Easton police officer Darren Mangott was getting ready to install a new child safety seat in a Canton woman’s car when he checked out the old one still in the back seat.


It was installed wrong.


“The baby is 1 year old now and her seat had been in wrong all that time,” Mangott said. “The mother was surprised.”


That case is not unique, say law enforcement officials who monitor child car seats.


“Most of the seats we see are installed wrong,” said Brockton Lt. Donald Mills, who oversees the child safety-seat program for the Police Department.


National studies found seven out of 10 children are improperly restrained in vehicles, either in seats installed wrong, in the wrong type of seat or not strapped in at all.


That is a focus of the investigation into the death of a 5- month-old Brockton girl who was killed on a rain-slick Attleboro highway last weekend.


State police said the baby was in a car seat when she was thrown from the vehicle driven by her mother in the crash on Interstate 95, and they are now trying to figure out how or why the seat dislodged. State police Lt. David Wilson said the investigation into the crash has not been completed.


Since the crash, some police departments, such as in Easton, have noticed that more parents are calling to see if an officer can check to make sure the car seats in their vehicles are installed correctly.


“None are saying that (fatal accident) is the reason, but it very possibly could be,” Mangott said.

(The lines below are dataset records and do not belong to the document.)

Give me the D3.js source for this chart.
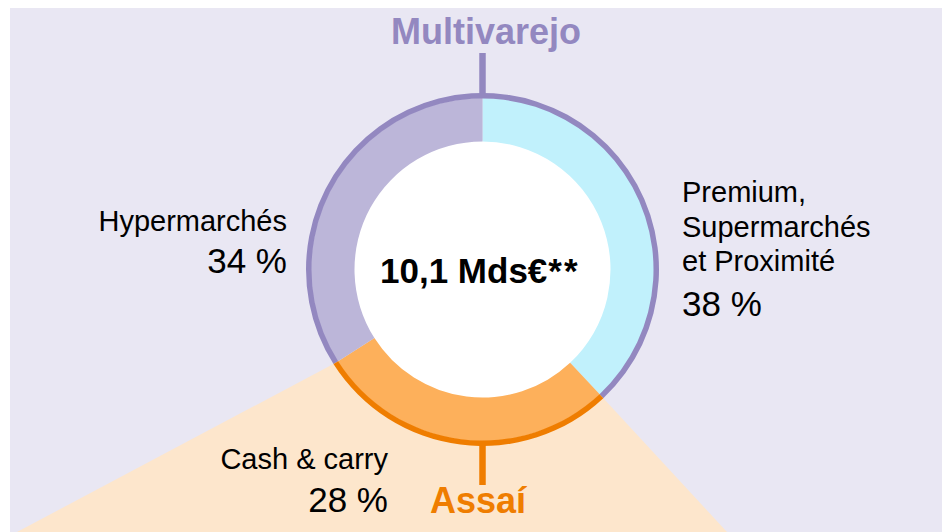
<!DOCTYPE html>
<html>
<head>
<meta charset="utf-8">
<script src="https://cdn.jsdelivr.net/npm/d3@7"></script>
<style>
  html, body { margin: 0; padding: 0; background: #ffffff; }
  svg { display: block; }
  text { font-family: "Liberation Sans", Arial, sans-serif; }
</style>
</head>
<body>
<svg id="chart" width="942" height="532"></svg>
<script>
// ---- data ----
const categories = ["Premium, Supermarchés et Proximité", "Cash & carry", "Hypermarchés"];
const shares = [38, 28, 34];
const groups = ["Multivarejo", "Assaí", "Multivarejo"];
const groupNames = ["Multivarejo", "Assaí"];
const totalLabel = "10,1 Mds€";
const totalNote = "**";

// ---- styles ----
const sliceColors = ["#c1f1fc", "#fdb05b", "#bcb6d9"];
const groupColors = { "Multivarejo": "#9388c0", "Assaí": "#ef7d00" };
const W = 942, H = 532;
const cx = 482.5, cy = 269.5;
const rInner = 128, rOuter = 171.5, rStrokeOut = 176.5;

const svg = d3.select("#chart");

svg.append("rect").attr("x", 10).attr("y", 8).attr("width", W - 10).attr("height", H - 8)
  .attr("fill", "#e9e7f3");

const pie = d3.pie().sort(null).value(d => d.v).startAngle(0).endAngle(2 * Math.PI);
const data = categories.map((c, i) => ({ c, v: shares[i], g: groups[i] }));
const arcs = pie(data);

const pt = (a, r) => [cx + r * Math.sin(a), cy - r * Math.cos(a)];

// beige zoom wedge from Assaí slice
const assai = arcs[1];
const pA = pt(assai.endAngle, rStrokeOut - 1);
const pB = pt(assai.startAngle, rStrokeOut - 1);
svg.append("polygon")
  .attr("points", [pA, [17, H], [727, H], pB].map(p => p.join(",")).join(" "))
  .attr("fill", "#fde6cc");

const g = svg.append("g").attr("transform", `translate(${cx},${cy})`);

g.append("circle").attr("r", rInner + 1).attr("fill", "#ffffff");

const arc = d3.arc().innerRadius(rInner).outerRadius(rOuter);
g.selectAll("path.slice").data(arcs).join("path")
  .attr("class", "slice")
  .attr("d", arc)
  .attr("fill", (d, i) => sliceColors[i]);

// group outline arcs
const ring = d3.arc().innerRadius(rOuter - 0.5).outerRadius(rStrokeOut);
const multiStart = arcs[2].startAngle;
const multiEnd = arcs[0].endAngle + 2 * Math.PI;
g.append("path")
  .attr("d", ring({ startAngle: multiStart, endAngle: multiEnd }))
  .attr("fill", groupColors["Multivarejo"]);
g.append("path")
  .attr("d", ring({ startAngle: assai.startAngle, endAngle: assai.endAngle }))
  .attr("fill", groupColors["Assaí"]);

// connector lines
svg.append("line").attr("x1", cx).attr("x2", cx).attr("y1", 53).attr("y2", cy - rStrokeOut + 2)
  .attr("stroke", groupColors["Multivarejo"]).attr("stroke-width", 6.5);
svg.append("line").attr("x1", cx).attr("x2", cx).attr("y1", cy + rStrokeOut - 2).attr("y2", 485)
  .attr("stroke", groupColors["Assaí"]).attr("stroke-width", 6.5);

// group titles
svg.append("text").attr("x", 486).attr("y", 44).attr("text-anchor", "middle")
  .attr("font-size", 36).attr("font-weight", "bold").attr("fill", groupColors["Multivarejo"])
  .text(groupNames[0]);
svg.append("text").attr("x", 478).attr("y", 513).attr("text-anchor", "middle")
  .attr("font-size", 36).attr("font-weight", "bold").attr("fill", groupColors["Assaí"])
  .text(groupNames[1]);

// center total
const ct = svg.append("text").attr("x", 380).attr("y", 283)
  .attr("font-size", 35).attr("font-weight", "bold").attr("fill", "#000");
ct.append("tspan").text(totalLabel);
ct.append("tspan").attr("dx", 1).attr("letter-spacing", 2).text(totalNote);

// slice labels
function label(lines, x, anchor) {
  const t = svg.append("text").attr("text-anchor", anchor).attr("fill", "#000");
  lines.forEach(l => {
    t.append("tspan").attr("x", x).attr("y", l.y).attr("font-size", l.s).text(l.t);
  });
}
const pct = v => `${v} %`;
label([
  { t: "Premium,", y: 202, s: 29 },
  { t: "Supermarchés", y: 237, s: 29 },
  { t: "et Proximité", y: 271, s: 29 },
  { t: pct(shares[0]), y: 316, s: 35 }
], 682, "start");
label([
  { t: categories[2], y: 231, s: 29 },
  { t: pct(shares[2]), y: 273, s: 35 }
], 287, "end");
label([
  { t: categories[1], y: 469, s: 29 },
  { t: pct(shares[1]), y: 512, s: 35 }
], 388, "end");
</script>
</body>
</html>
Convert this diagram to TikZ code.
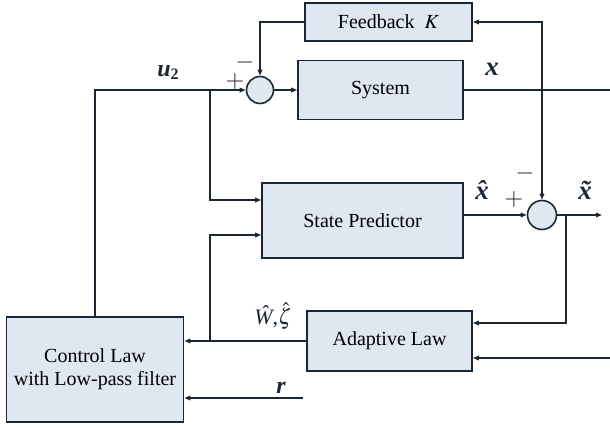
\documentclass[tikz,border=0pt]{standalone}
\usepackage{mathptmx}
\usepackage{fontspec}
\setmainfont{Liberation Serif}
\usetikzlibrary{arrows.meta}
\definecolor{boxfill}{HTML}{DFE7F0}
\definecolor{ink}{HTML}{1C2733}
\newcommand{\bivar}[1]{{\bfseries\itshape #1}}
\newcommand{\subtwo}{\raisebox{-0.12em}{\fontsize{16}{18}\selectfont\bfseries 2}}
\begin{document}
\begin{tikzpicture}[x=1pt,y=-1pt,
  blk/.style={draw=ink,line width=1.6pt,fill=boxfill,inner sep=0pt,font=\fontsize{20}{23}\selectfont,align=center},
  sumc/.style={draw=ink,line width=1.6pt,fill=boxfill,circle,minimum size=27pt,inner sep=0pt},
  wire/.style={draw=ink,line width=1.6pt},
  arr/.style={wire,-{Triangle[length=6pt,width=4.5pt]}},
  lbl/.style={font=\fontsize{24}{27}\selectfont,inner sep=0pt,text=ink},
  big/.style={font=\fontsize{27}{30}\selectfont}]
\useasboundingbox (0,0) rectangle (610,428);
% blocks
\node[blk,minimum width=167pt,minimum height=38pt] (fb) at (388.5,22) {Feedback \ $K$};
\node[blk,minimum width=165pt,minimum height=59pt] (sys) at (380.5,90) {System};
\node[blk,minimum width=201pt,minimum height=75pt] (sp) at (362.5,220.5) {State Predictor};
\node[blk,minimum width=165pt,minimum height=60pt] (al) at (389.5,341) {Adaptive Law};
\node[blk,minimum width=177pt,minimum height=105pt] (cl) at (95,369.5) {Control Law\\with Low-pass filter};
\node[sumc] (s1) at (260,90) {};
\node[sumc,minimum size=29pt] (s2) at (542,215) {};
% coordinates
\coordinate (bu) at (210,90);
\coordinate (bx) at (542,90);
\coordinate (xend) at (610,90);
\coordinate (be) at (566,215);
\coordinate (eend) at (602,215);
\coordinate (bw) at (210,340);
\coordinate (rin) at (303,398);
\coordinate (xin) at (610,358);
% connectors
\draw[arr] (cl.north) |- (s1.west);
\draw[arr] (bu) |- (sp.west |- 0,200);
\draw[arr] (s1.east) -- (sys.west);
\draw[arr] (fb.west) -| (s1.north);
\draw[wire] (sys.east) -- (xend);
\draw[arr] (bx) |- (fb.east);
\draw[arr] (bx) -- (s2.north);
\draw[arr] (s2.west -| sp.east) -- (s2.west);
\draw[arr] (s2.east) -- (eend);
\draw[arr] (be) |- (al.east |- 0,323);
\draw[arr] (xin) -- (al.east |- xin);
\draw[arr] (al.west) -- (cl.east |- al.west);
\draw[arr] (bw) |- (sp.west |- 0,235);
\draw[arr] (rin) -- (cl.east |- rin);
% labels
\node[lbl,anchor=base] (lu) at (168,77) {\bivar{u}\subtwo};
\node[lbl,big,anchor=base] (lx) at (492,75) {\bivar{x}};
\node[lbl] (lm1) at (245,62) {$-$};
\node[lbl] (lp1) at (235,82) {$+$};
\node[lbl,big,anchor=base] (lxh) at (482,199) {\bivar{\^x}};
\node[lbl] (lp2) at (514,200) {$+$};
\node[lbl] (lm2) at (525,173) {$-$};
\node[lbl,big,anchor=base] (lxt) at (585,199) {\bivar{\~x}};
\node[lbl,font=\fontsize{22}{25}\selectfont,anchor=base] (lw) at (273,324) {{\itshape\^W},$\hat{\zeta}$};
\node[lbl,anchor=base] (lr) at (281,393) {\bivar{r}};
\end{tikzpicture}
\end{document}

Brockton Police Capt. Wayne Sargo, who oversaw the city’s child safety seat program for nearly nine years, said installing the seats properly can be tough for parents.


“I’ve had engineers come to me and say, ‘I’m an engineer and I can’t figure it out,’” Sargo said. “It can be really tough. Every car is different, every car seat is different.”


Car-seat installation technicians – there’s at least one on many police departments – undergo 40 hours of training to learn how to install the different types of car seats properly.


“There are a lot of variables,” Sargo said.


In Brockton, police installed 790 child car seats between 2005 and 2009 – and the requests keep increasing, Mills said.


“Parents want to make sure it is done right,” he said.


The seats – properly installed – save lives, experts say.


Many local police departments set aside a night for appointments each week to check the child car seats or install new ones.


To find a nearby technician, call the state Executive Office of Public Safety and Security's CPS hotline at 1-877-392-5956 or TTY 617-725-0261.


Car seat installations: Where to get help


Call your local police department. Many set aside a night for appointments each week to check child car seats or install new ones.


For help finding a nearby police technician, call  the state Executive Office of Public Safety and Security's CPS hotline at 1-877-392-5956 or TTY 617-725-0261.


Parents can also check  the Web site for the National Highway Traffic Safety Administration: www.nhtsa.dot.gov/cps/cpsfitting/index.cfm.


For additional statewide information or assistance, call the Massachusetts State Police Child Passenger Safety Hotline at 508-988-7090.


Child car-seat safety 


- About 244 children’s lives were saved in 2008 by restraint use.


- Of that number, 219 were in child safety seats and 25 in adult seat belts.